Only the lines from the start of the data to the line containing "const height = 932;", both included, should be output, exactly and without pictures.
[BEGIN Data]
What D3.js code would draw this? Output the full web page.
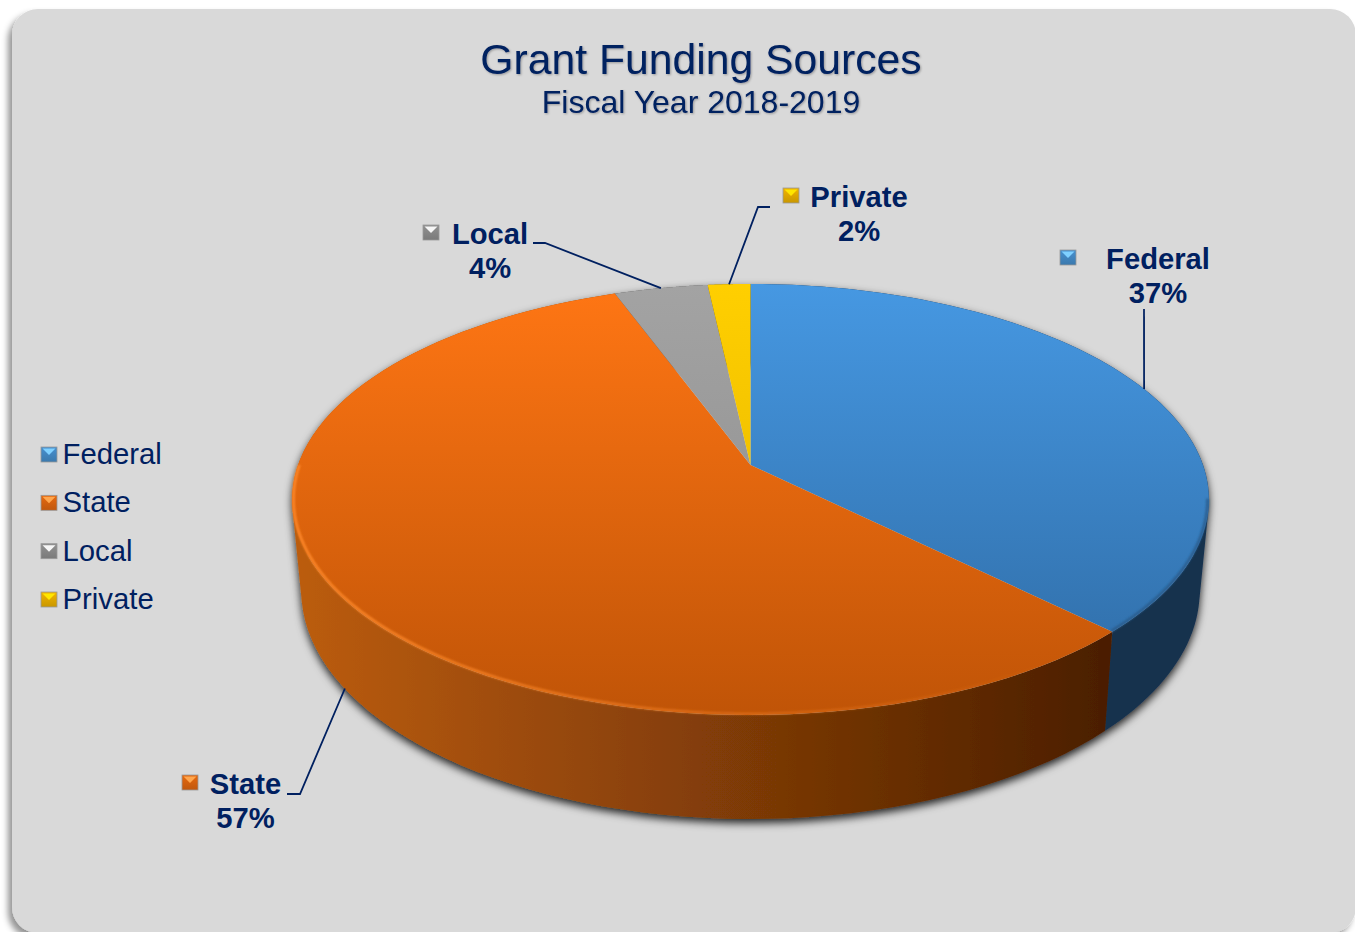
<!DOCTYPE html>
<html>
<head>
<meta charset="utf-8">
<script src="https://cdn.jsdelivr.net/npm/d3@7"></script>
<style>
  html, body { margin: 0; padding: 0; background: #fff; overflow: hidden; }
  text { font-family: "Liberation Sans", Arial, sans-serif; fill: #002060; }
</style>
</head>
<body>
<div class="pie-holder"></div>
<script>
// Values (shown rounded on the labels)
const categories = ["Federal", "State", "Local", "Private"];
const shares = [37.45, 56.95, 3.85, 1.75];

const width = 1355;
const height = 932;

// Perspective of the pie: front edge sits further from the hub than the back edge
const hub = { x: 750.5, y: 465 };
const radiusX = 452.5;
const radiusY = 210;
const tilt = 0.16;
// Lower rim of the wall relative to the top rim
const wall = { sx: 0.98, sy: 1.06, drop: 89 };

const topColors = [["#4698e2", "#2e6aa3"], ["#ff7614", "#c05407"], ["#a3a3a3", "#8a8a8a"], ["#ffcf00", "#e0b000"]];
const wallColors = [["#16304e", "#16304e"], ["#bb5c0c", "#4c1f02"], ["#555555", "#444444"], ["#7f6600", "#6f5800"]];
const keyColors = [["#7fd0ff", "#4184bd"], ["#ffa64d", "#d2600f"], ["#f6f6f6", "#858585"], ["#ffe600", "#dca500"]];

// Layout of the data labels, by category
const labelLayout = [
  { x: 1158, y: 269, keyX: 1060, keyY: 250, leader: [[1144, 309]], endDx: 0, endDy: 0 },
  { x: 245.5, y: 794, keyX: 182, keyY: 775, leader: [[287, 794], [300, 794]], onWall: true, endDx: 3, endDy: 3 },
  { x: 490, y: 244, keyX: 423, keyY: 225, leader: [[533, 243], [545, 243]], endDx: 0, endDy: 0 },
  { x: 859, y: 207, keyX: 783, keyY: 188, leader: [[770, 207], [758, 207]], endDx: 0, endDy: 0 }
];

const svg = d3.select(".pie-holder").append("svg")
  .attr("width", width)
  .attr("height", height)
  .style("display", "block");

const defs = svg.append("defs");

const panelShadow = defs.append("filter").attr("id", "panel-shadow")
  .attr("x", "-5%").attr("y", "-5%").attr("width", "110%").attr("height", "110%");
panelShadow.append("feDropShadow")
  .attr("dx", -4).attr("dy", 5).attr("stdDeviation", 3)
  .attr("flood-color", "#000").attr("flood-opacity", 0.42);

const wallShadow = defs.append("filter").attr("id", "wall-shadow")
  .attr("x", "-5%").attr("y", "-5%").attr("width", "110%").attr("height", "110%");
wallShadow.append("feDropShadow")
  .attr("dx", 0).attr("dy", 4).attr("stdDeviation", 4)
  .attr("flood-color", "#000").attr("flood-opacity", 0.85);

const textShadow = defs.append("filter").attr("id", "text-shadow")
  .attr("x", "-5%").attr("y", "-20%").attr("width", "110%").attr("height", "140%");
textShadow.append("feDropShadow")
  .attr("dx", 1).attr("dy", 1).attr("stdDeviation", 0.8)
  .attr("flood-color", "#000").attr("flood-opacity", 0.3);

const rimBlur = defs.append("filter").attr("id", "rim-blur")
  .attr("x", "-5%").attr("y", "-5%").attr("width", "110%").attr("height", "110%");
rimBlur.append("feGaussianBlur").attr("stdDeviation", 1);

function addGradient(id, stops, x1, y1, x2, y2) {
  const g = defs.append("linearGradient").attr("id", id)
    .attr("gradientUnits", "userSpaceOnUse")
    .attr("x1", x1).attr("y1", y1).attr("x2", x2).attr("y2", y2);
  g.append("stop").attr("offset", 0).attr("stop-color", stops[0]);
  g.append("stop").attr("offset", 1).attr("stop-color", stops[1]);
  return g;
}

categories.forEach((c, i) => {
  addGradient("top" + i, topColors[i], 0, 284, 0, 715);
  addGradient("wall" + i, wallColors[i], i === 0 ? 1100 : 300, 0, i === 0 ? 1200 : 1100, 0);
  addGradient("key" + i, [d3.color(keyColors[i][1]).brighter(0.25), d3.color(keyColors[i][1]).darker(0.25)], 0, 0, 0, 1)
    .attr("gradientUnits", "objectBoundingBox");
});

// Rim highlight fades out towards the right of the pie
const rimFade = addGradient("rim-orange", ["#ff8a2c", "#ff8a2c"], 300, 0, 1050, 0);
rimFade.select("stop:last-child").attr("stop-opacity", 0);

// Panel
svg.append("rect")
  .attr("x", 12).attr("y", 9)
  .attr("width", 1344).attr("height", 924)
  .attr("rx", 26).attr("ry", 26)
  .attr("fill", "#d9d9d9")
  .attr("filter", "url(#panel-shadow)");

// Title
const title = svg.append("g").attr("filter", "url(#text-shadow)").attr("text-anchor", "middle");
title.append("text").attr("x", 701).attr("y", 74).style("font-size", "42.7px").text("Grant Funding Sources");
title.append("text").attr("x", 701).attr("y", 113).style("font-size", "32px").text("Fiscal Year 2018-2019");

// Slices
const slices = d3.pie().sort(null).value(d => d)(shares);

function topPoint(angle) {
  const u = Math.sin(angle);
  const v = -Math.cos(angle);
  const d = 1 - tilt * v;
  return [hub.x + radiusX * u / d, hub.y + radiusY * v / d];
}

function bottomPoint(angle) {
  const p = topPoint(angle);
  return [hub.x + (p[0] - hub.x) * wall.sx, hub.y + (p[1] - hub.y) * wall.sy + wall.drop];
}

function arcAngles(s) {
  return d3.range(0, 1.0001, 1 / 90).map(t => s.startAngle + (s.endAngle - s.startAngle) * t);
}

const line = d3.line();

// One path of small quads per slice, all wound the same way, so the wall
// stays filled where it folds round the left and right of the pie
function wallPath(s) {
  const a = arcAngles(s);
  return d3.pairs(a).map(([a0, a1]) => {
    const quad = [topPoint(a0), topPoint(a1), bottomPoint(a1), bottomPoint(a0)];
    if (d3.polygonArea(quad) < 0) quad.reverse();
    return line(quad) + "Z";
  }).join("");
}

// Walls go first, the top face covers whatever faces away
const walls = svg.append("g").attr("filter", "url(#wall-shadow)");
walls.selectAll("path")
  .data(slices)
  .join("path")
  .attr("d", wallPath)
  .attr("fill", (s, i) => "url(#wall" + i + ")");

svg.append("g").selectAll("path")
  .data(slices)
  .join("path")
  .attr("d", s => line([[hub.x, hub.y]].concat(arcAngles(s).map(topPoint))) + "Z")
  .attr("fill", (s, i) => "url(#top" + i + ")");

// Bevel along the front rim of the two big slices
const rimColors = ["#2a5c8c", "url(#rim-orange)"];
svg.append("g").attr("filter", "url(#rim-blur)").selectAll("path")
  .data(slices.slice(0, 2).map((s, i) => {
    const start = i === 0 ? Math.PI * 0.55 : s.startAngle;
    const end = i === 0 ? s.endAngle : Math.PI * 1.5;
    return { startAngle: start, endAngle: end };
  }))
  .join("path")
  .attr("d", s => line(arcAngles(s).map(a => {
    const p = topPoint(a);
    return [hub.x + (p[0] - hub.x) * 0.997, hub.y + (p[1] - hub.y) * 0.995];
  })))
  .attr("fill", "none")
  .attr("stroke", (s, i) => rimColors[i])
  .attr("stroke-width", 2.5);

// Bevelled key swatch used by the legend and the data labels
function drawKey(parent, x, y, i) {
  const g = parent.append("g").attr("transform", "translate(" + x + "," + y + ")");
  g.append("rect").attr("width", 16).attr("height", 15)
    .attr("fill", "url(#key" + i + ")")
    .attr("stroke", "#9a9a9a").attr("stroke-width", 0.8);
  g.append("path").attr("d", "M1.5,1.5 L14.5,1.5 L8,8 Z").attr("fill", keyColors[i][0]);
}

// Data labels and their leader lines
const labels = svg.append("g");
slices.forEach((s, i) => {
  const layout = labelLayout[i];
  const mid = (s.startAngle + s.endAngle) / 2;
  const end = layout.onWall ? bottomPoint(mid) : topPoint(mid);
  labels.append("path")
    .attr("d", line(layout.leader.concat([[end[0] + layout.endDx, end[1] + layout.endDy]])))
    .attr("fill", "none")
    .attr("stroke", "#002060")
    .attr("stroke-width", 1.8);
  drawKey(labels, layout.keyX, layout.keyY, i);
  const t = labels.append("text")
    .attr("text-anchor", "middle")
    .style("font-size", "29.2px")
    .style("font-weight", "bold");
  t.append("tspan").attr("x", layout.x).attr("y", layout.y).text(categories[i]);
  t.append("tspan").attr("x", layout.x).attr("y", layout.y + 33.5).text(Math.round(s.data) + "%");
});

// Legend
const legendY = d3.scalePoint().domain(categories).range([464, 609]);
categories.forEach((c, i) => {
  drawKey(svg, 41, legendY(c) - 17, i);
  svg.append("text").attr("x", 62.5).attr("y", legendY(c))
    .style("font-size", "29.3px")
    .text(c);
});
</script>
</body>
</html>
[END Data]
Solution to this problem:
What D3.js code would draw this? Output the full web page.
<!DOCTYPE html>
<html>
<head>
<meta charset="utf-8">
<script src="https://cdn.jsdelivr.net/npm/d3@7"></script>
<style>
  html, body { margin: 0; padding: 0; background: #fff; overflow: hidden; }
  text { font-family: "Liberation Sans", Arial, sans-serif; fill: #002060; }
</style>
</head>
<body>
<div class="pie-holder"></div>
<script>
// Values (shown rounded on the labels)
const categories = ["Federal", "State", "Local", "Private"];
const shares = [37.45, 56.95, 3.85, 1.75];

const width = 1355;
const height = 932;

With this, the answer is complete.